Soal JHT, DPRD Jateng: Jaminan Kehilangan Pekerjaan Harus Temukan Solusi

Polemik soal JHT disoroti DPRD Jateng, soal jaminan kehilangan pekerjaan juga harus menjadi fokus BPJS

oleh Tito Isna Utama diperbarui 01 Mar 2022, 07:04 WIB
Diterbitkan 01 Mar 2022, 07:04 WIB
Ilustrasi demo Buruh Terkait JHT
Suasana Para Demo buruh Terkait JHT didepan Kantor Disnakertrans jateng, (Foto : Titoisnau)

Liputan6.com, Jateng Soal polemik Jaminan Hari Tua (JHT), Dewan Perwakilan Rakyat Daerah (DPRD) Provinsi Jawa Tengah menyoroti bila para pekerja kehilangan pekerjaan di tengah jalan. Belum menyampai usia yang sudah ditetapkan oleh pemerintah.

Ketua Komisi E DPRD Provinsi Jateng, Abdul Hamid mengatakan untuk JHT ia menyetujui saja, karena sudah sesuai peruntukannya untuk hari tua. Akan tetapi Hamid menilai yang penting disoroti oleh pemerintah yaitu Jaminan Kehilangan Pekerjaan (JKP) ketika para pekerja belum sampai usia yang sudah ditentukan.

"Kalau JHT emang betul itu jaminan hari tua proses pelaksanaannya saya setuju, yang perlu diatur jaminan kehilangan pekerjaannya formulasi pemerintah ketika mereka di umur 35 ataupun 40 tahun sudah kehilangan pekerjaan jaminannya apa, sementara butuh modal untuk pengembangan usaha atau lain sebagainya," kata Abdul Hamid, Senin (28/2/2022).

Melihat dari JHT, Hamid juga menyampaikan untuk saat ini siklus pekerja yang dinilai produktif yaitu usia 55 tahun saja. Sehingga menurutnya, konsep JHT sudah sangat tepat, untuk masyarakat di usia kurang produktif.

"Penting, siklus ketenagaan kerja kita pada umur 55 tahun setelah itu bukan usia produktif. Maka itulah konsep JHT itu hadir dari pemerintah untuk masyarakat yang sudah tidak produktif," ujar Hamid.

Sehingga pemerintah sudah memfasilitasi masyarakat yang dinilai produktif, kata Hamid. Bagaimana nasib para pekerja yang dinilai masih produktif tetapi kehilangan pekerjaannya.

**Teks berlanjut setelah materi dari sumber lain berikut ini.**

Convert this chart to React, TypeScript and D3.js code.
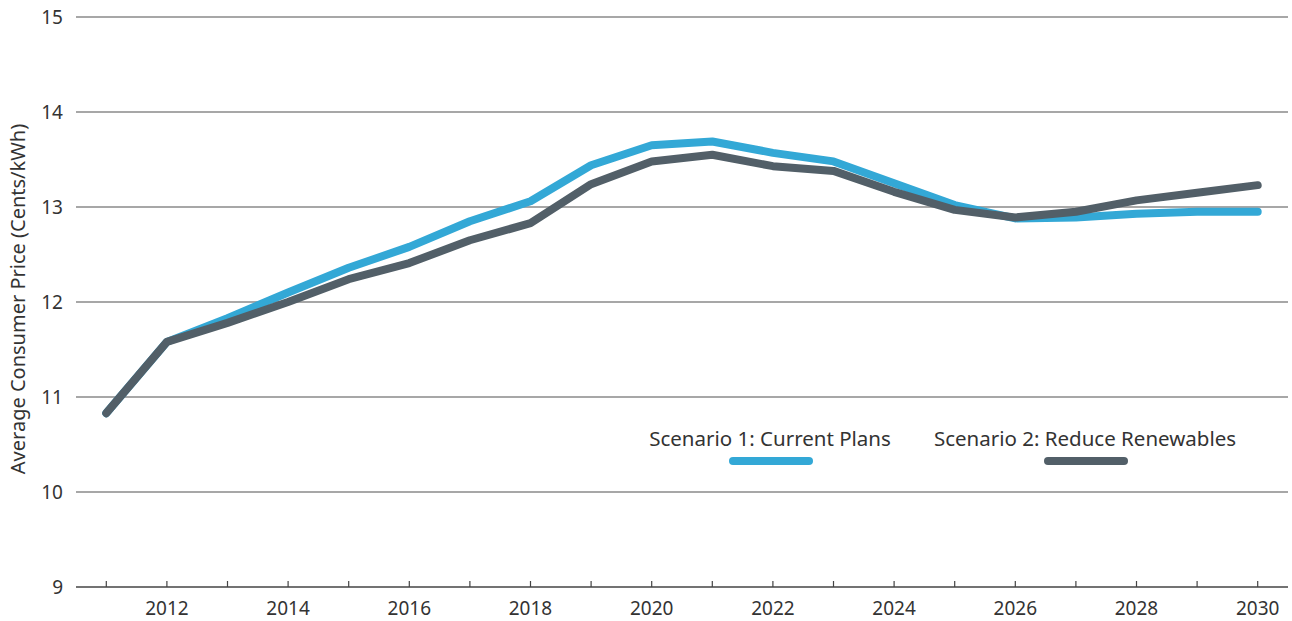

Ia berharap dengan adanya JHT ini, bisa menjadi salah satu jembatan untuk bisa melihat nasib para pekerja yang terkena PHK pada usia muda. Bila tidak menemukan solusianya, permasalahan ini dinilai sangat memberatkan kepada masyarakat.

"Adakah bantuan atau semacamnya seperti bantuan sosial ataupun UMKM yang bisa disedikan oleh pemerintah kalau itu clear pasti JHT clear, tapi kalau sampai tidak ada jembatan sampai di umur 56 tahun, kalau tidak ada ya itu memberatkan karena itu satu-satunya jaminan modal bagi para pekerja yang kehilangan pekerjaan," papar Hamid.

 

Ada pula anggota DPRD yang tak setuju

Sementara, anggota Komisi E DPRD Jateng, Yudi Indras Wiendarto menyatakan dengan tegas untuk menolak aturan JHT dikarena soal pencairan dana tersebut, dengan harus berpatokan pada usia 56 Tahun.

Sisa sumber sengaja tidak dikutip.